_What to work on:_
Once the pictures are set aside, transcribe the remaining data exactly.

+ + + + +

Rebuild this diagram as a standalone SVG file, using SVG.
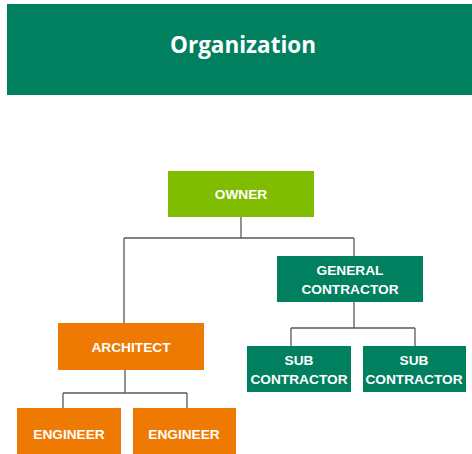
<svg xmlns="http://www.w3.org/2000/svg" width="472" height="454" viewBox="0 0 472 454">
  <style>
    .lbl { font-family: "Liberation Sans", Arial, sans-serif; font-weight: bold; font-size: 13.7px; fill: #ffffff; text-anchor: middle; }
    .title { font-family: "Open Sans", "Liberation Sans", sans-serif; font-weight: bold; font-size: 22.5px; fill: #ffffff; text-anchor: middle; }
    .green { fill: #01805f; }
    .lime { fill: #80bc00; }
    .orange { fill: #ee7a04; }
    .conn { fill: none; stroke: #595959; stroke-width: 1.3; }
  </style>
  <rect width="472" height="454" fill="#ffffff"/>
  <g id="header">
    <rect class="green" x="7" y="4" width="465" height="91"/>
    <text class="title" x="243" y="53">Organization</text>
  </g>
  <g id="connectors">
    <path class="conn" d="M241 217 V238 M124 238 H354 M124 238 V323 M354 238 V256"/>
    <path class="conn" d="M354 302 V328 M291 328 H415 M291 328 V346 M415 328 V346"/>
    <path class="conn" d="M125 370 V393 M63 393 H187 M63 393 V408 M187 393 V408"/>
  </g>
  <g id="owner">
    <rect class="lime" x="168" y="171" width="146" height="46"/>
    <text class="lbl" x="241" y="199">OWNER</text>
  </g>
  <g id="general-contractor">
    <rect class="green" x="277" y="256" width="146" height="46"/>
    <text class="lbl" x="350" y="275">GENERAL</text>
    <text class="lbl" x="350" y="293.5">CONTRACTOR</text>
  </g>
  <g id="architect">
    <rect class="orange" x="58" y="323" width="146" height="47"/>
    <text class="lbl" x="131" y="352">ARCHITECT</text>
  </g>
  <g id="sub-contractor-1">
    <rect class="green" x="247" y="346" width="104" height="46"/>
    <text class="lbl" x="299" y="365">SUB</text>
    <text class="lbl" x="299" y="383.5">CONTRACTOR</text>
  </g>
  <g id="sub-contractor-2">
    <rect class="green" x="363" y="346" width="103" height="46"/>
    <text class="lbl" x="414" y="365">SUB</text>
    <text class="lbl" x="414" y="383.5">CONTRACTOR</text>
  </g>
  <g id="engineer-1">
    <rect class="orange" x="17" y="408" width="104" height="46"/>
    <text class="lbl" x="69" y="439">ENGINEER</text>
  </g>
  <g id="engineer-2">
    <rect class="orange" x="133" y="408" width="103" height="46"/>
    <text class="lbl" x="184" y="439">ENGINEER</text>
  </g>
</svg>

+ + + + +

_Response to this exercise:_
Rebuild this diagram as a standalone SVG file, using SVG.
<svg xmlns="http://www.w3.org/2000/svg" width="472" height="454" viewBox="0 0 472 454">
  <style>
    .lbl { font-family: "Liberation Sans", Arial, sans-serif; font-weight: bold; font-size: 13.7px; fill: #ffffff; text-anchor: middle; }
    .title { font-family: "Open Sans", "Liberation Sans", sans-serif; font-weight: bold; font-size: 22.5px; fill: #ffffff; text-anchor: middle; }
    .green { fill: #01805f; }
    .lime { fill: #80bc00; }
    .orange { fill: #ee7a04; }
    .conn { fill: none; stroke: #595959; stroke-width: 1.3; }
  </style>
  <rect width="472" height="454" fill="#ffffff"/>
  <g id="header">
    <rect class="green" x="7" y="4" width="465" height="91"/>
    <text class="title" x="243" y="53">Organization</text>
  </g>
  <g id="connectors">
    <path class="conn" d="M241 217 V238 M124 238 H354 M124 238 V323 M354 238 V256"/>
    <path class="conn" d="M354 302 V328 M291 328 H415 M291 328 V346 M415 328 V346"/>
    <path class="conn" d="M125 370 V393 M63 393 H187 M63 393 V408 M187 393 V408"/>
  </g>
  <g id="owner">
    <rect class="lime" x="168" y="171" width="146" height="46"/>
    <text class="lbl" x="241" y="199">OWNER</text>
  </g>
  <g id="general-contractor">
    <rect class="green" x="277" y="256" width="146" height="46"/>
    <text class="lbl" x="350" y="275">GENERAL</text>
    <text class="lbl" x="350" y="293.5">CONTRACTOR</text>
  </g>
  <g id="architect">
    <rect class="orange" x="58" y="323" width="146" height="47"/>
    <text class="lbl" x="131" y="352">ARCHITECT</text>
  </g>
  <g id="sub-contractor-1">
    <rect class="green" x="247" y="346" width="104" height="46"/>
    <text class="lbl" x="299" y="365">SUB</text>
    <text class="lbl" x="299" y="383.5">CONTRACTOR</text>
  </g>
  <g id="sub-contractor-2">
    <rect class="green" x="363" y="346" width="103" height="46"/>
    <text class="lbl" x="414" y="365">SUB</text>
    <text class="lbl" x="414" y="383.5">CONTRACTOR</text>
  </g>
  <g id="engineer-1">
    <rect class="orange" x="17" y="408" width="104" height="46"/>
    <text class="lbl" x="69" y="439">ENGINEER</text>
  </g>
  <g id="engineer-2">
    <rect class="orange" x="133" y="408" width="103" height="46"/>
    <text class="lbl" x="184" y="439">ENGINEER</text>
  </g>
</svg>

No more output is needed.